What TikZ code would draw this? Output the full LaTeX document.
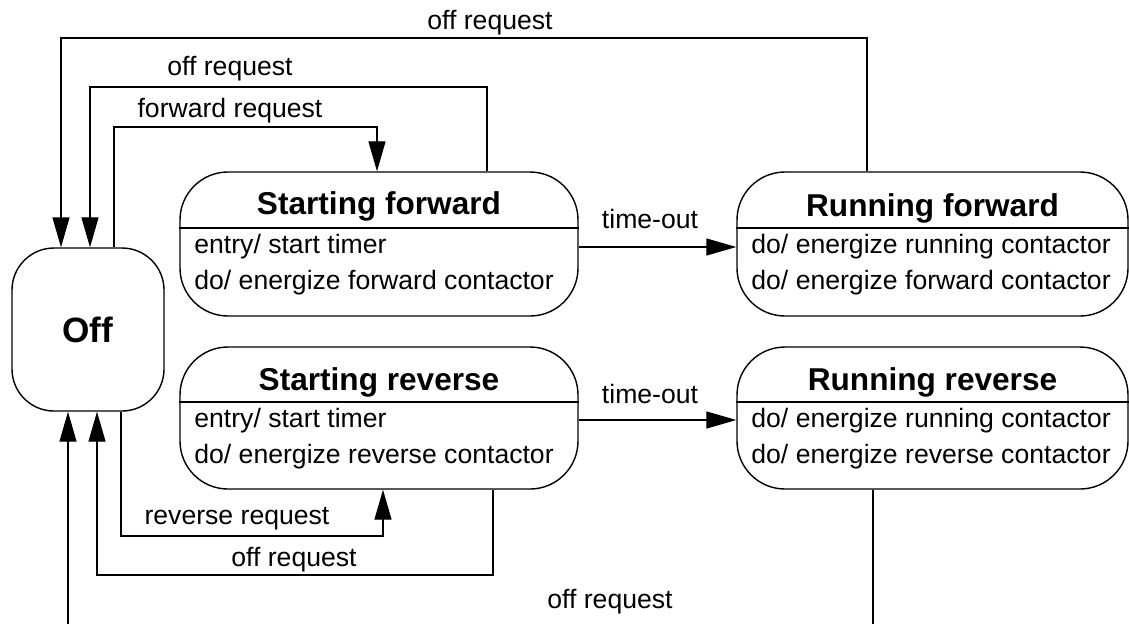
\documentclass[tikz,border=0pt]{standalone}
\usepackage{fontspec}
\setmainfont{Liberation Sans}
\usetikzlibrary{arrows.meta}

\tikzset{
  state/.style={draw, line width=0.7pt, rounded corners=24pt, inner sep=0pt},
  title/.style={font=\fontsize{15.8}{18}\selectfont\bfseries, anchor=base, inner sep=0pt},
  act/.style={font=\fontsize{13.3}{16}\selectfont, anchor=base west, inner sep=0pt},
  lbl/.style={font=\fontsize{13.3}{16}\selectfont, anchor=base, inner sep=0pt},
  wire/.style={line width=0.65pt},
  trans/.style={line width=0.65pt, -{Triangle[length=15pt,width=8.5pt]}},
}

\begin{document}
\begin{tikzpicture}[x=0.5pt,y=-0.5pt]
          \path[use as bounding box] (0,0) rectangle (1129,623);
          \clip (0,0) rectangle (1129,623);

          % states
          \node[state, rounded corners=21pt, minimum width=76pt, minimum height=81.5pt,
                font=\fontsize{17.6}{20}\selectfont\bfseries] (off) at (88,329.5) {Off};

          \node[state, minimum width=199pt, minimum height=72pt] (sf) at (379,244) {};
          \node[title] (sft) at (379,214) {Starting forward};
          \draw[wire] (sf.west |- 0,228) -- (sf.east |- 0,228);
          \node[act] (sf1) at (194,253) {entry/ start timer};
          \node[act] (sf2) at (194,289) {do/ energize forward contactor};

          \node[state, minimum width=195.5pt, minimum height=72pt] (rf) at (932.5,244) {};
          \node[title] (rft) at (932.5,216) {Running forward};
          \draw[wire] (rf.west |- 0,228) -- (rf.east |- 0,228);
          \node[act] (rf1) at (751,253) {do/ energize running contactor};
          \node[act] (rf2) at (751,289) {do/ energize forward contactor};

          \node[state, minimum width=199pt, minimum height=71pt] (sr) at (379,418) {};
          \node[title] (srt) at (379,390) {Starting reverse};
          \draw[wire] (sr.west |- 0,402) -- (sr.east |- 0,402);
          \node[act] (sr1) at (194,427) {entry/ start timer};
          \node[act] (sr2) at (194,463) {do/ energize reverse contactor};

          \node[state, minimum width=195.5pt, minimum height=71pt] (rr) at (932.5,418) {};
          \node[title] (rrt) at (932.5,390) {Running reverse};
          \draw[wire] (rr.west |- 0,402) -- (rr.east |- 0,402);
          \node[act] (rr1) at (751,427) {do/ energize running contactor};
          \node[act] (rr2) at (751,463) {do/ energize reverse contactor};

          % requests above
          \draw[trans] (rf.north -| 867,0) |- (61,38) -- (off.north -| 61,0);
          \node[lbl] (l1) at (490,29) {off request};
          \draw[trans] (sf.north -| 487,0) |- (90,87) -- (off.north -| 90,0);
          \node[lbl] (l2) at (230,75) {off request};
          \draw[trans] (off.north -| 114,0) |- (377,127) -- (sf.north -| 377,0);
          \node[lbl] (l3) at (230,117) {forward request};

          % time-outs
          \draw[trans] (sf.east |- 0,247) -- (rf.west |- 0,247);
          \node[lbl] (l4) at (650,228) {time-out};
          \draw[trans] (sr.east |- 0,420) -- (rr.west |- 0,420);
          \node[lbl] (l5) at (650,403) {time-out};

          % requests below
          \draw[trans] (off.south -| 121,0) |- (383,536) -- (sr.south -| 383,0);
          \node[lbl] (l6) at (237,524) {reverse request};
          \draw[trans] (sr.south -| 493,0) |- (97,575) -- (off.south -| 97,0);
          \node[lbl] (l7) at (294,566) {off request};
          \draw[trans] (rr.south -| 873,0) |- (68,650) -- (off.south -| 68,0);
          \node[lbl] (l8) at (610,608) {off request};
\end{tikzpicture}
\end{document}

...

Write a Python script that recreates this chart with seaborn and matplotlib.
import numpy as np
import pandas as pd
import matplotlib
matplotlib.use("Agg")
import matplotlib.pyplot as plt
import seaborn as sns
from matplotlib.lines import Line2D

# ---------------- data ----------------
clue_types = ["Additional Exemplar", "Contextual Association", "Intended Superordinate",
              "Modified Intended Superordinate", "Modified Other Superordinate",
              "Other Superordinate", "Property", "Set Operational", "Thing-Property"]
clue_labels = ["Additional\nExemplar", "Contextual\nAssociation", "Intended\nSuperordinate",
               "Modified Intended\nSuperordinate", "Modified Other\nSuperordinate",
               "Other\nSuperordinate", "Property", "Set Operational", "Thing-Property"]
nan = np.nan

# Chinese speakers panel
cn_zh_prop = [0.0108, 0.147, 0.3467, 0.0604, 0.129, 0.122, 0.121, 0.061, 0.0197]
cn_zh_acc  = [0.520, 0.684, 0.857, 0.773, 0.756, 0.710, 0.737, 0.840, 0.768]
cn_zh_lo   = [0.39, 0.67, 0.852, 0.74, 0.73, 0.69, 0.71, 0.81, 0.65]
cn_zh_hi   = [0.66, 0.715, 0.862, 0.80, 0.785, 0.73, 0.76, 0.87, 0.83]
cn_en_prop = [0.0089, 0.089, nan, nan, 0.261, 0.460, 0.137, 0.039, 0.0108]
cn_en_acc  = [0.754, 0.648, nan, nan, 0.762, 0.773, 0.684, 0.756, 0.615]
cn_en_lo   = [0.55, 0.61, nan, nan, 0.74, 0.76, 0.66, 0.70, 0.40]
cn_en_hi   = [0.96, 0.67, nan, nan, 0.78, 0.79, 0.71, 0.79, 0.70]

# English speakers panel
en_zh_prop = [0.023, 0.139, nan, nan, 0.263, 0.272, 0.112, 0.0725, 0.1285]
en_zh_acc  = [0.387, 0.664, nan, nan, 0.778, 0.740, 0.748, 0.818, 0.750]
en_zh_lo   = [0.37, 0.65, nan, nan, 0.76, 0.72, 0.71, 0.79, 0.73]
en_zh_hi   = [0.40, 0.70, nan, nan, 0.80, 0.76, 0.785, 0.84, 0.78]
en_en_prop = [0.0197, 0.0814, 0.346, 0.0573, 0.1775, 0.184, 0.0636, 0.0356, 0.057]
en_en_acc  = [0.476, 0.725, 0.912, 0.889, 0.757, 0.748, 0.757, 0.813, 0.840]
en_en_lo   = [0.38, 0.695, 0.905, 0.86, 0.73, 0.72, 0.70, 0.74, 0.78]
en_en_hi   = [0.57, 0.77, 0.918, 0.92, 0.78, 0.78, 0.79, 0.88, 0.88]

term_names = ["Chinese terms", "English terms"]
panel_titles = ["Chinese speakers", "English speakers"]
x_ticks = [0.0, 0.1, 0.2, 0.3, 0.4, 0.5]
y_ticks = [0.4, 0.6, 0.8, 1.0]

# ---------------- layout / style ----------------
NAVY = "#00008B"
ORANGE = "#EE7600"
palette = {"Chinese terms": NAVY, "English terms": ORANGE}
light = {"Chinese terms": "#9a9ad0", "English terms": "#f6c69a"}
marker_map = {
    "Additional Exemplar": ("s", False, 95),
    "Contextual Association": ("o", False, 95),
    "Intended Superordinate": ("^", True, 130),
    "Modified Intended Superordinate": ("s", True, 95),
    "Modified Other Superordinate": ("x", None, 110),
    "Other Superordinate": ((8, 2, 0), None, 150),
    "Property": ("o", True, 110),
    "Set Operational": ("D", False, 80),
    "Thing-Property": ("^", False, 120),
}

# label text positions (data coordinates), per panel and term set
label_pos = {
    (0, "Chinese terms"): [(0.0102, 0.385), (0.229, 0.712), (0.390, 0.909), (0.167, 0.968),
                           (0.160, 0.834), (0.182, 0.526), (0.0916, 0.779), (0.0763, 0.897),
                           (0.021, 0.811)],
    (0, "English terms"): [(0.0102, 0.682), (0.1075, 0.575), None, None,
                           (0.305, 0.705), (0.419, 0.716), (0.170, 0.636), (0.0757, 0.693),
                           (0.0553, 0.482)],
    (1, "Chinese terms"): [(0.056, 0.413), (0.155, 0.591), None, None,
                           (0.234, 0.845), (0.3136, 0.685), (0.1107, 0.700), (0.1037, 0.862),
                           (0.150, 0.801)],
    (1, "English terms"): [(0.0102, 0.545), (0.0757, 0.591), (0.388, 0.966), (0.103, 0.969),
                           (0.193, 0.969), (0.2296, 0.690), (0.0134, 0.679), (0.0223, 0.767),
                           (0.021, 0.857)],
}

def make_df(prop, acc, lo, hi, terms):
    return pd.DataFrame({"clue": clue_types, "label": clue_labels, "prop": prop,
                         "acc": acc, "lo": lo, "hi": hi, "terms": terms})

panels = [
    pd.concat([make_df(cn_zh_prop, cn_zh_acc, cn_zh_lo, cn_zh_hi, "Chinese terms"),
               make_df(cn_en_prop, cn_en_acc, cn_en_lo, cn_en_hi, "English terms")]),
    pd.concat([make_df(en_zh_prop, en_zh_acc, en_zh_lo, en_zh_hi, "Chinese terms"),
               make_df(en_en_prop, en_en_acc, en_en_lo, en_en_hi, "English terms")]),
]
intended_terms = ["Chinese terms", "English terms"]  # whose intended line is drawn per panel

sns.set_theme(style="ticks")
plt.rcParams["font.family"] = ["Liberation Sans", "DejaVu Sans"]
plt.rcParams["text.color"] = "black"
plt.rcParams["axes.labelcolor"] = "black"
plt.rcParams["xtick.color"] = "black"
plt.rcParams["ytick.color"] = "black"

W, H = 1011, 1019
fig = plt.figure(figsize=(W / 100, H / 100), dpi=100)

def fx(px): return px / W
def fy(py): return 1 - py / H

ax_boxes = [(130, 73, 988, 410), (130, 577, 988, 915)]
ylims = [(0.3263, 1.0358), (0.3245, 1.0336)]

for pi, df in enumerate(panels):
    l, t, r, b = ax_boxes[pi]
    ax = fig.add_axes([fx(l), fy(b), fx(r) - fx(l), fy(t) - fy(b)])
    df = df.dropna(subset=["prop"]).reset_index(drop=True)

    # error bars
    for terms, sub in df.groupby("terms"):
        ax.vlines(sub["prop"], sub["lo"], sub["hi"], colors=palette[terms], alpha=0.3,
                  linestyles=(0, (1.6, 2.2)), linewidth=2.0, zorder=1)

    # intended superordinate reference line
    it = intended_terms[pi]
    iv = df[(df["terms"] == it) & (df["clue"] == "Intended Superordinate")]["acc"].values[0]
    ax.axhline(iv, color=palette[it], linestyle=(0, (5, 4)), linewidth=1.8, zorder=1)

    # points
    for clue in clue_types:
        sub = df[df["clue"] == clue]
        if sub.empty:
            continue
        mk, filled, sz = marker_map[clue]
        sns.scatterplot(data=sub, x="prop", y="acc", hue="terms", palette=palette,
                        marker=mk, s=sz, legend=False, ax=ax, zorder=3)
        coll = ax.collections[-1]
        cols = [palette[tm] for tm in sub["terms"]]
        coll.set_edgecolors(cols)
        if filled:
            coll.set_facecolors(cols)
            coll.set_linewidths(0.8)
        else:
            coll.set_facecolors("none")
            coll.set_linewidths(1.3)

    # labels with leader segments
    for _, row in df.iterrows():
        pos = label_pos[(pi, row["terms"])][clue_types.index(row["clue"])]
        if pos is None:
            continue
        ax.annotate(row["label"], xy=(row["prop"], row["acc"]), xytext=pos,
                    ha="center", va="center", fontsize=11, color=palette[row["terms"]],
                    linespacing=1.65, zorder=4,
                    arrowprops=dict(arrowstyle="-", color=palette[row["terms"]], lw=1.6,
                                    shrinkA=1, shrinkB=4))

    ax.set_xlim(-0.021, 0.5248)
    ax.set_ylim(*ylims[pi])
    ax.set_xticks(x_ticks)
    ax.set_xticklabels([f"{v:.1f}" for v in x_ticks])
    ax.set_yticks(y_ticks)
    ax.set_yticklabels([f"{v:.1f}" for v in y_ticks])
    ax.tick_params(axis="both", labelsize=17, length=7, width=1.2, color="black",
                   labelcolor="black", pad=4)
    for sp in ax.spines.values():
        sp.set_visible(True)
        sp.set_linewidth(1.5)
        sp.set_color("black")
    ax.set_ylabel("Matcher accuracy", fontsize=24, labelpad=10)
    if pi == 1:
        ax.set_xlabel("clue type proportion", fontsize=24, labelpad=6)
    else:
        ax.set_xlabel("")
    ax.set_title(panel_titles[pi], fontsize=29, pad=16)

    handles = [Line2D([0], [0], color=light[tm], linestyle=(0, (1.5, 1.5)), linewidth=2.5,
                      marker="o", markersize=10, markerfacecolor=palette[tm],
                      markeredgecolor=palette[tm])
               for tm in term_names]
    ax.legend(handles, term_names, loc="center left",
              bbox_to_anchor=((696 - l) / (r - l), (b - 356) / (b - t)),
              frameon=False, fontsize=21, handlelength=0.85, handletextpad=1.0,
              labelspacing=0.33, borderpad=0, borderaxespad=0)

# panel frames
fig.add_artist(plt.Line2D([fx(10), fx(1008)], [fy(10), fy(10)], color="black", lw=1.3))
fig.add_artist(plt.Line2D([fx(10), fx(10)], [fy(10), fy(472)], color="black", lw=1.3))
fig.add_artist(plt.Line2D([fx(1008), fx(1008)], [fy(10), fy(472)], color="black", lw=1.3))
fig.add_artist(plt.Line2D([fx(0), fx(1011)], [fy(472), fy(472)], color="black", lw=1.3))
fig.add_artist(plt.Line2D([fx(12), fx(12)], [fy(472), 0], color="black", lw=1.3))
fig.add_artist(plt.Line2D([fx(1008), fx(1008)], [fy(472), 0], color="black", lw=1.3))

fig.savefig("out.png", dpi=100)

---

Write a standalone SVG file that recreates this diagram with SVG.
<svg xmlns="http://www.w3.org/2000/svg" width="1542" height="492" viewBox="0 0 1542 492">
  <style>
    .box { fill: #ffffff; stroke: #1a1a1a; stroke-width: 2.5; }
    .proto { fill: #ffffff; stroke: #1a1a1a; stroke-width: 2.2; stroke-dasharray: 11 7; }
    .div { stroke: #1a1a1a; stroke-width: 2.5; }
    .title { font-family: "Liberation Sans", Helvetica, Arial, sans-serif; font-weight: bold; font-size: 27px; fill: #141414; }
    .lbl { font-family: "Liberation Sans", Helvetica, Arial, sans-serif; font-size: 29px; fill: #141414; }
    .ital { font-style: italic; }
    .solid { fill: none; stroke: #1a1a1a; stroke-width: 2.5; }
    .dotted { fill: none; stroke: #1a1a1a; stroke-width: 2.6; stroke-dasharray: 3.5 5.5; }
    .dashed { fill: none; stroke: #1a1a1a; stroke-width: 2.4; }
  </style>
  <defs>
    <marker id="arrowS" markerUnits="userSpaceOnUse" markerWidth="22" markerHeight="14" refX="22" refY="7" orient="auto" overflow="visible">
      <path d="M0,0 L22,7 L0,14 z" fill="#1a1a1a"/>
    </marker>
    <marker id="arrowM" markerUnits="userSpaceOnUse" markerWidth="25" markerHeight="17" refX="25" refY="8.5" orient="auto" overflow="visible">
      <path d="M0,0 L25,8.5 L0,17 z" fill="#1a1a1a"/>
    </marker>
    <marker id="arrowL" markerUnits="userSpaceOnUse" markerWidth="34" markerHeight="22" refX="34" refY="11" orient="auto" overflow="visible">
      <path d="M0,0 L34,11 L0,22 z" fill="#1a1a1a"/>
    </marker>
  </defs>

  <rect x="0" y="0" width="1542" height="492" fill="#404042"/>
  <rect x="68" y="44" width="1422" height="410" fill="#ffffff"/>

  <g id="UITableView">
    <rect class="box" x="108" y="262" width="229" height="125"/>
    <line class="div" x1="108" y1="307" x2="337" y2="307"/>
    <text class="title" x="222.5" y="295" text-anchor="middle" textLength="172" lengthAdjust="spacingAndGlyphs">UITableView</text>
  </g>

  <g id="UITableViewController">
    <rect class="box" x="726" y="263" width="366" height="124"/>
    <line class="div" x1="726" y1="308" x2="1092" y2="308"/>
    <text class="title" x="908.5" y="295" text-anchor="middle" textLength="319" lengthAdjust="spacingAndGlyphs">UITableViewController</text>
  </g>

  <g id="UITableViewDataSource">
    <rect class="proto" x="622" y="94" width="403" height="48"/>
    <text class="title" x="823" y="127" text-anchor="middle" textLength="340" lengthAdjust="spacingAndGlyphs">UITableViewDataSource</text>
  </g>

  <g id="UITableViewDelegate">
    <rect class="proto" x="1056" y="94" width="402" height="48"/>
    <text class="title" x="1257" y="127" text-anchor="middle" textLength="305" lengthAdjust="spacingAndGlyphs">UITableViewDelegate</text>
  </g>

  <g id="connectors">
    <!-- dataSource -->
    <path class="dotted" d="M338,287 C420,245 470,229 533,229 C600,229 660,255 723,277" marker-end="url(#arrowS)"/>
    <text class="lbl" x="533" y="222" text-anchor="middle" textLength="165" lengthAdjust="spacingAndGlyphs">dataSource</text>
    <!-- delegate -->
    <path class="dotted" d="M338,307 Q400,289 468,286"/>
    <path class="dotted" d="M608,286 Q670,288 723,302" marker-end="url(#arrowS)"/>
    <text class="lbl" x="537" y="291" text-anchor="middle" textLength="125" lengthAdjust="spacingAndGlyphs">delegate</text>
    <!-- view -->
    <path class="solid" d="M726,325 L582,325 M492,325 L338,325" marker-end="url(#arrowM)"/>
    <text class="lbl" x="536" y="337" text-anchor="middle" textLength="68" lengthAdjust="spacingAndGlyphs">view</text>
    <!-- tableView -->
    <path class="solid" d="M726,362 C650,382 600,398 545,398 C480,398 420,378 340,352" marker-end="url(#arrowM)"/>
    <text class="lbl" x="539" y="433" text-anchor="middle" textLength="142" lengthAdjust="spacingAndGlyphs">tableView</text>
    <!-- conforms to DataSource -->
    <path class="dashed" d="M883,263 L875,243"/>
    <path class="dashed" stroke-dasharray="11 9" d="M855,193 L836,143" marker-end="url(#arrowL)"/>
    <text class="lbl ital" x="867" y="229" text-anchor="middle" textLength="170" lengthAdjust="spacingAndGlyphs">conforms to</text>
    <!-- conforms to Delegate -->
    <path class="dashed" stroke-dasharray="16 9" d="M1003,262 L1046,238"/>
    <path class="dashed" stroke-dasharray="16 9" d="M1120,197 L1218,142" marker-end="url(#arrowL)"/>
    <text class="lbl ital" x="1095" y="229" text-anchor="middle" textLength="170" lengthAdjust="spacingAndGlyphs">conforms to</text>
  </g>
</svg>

## Requirements
Copy out every line that includes the word "recreates".

## In response
Write a Python script that recreates this chart with seaborn and matplotlib.
Write a standalone SVG file that recreates this diagram with SVG.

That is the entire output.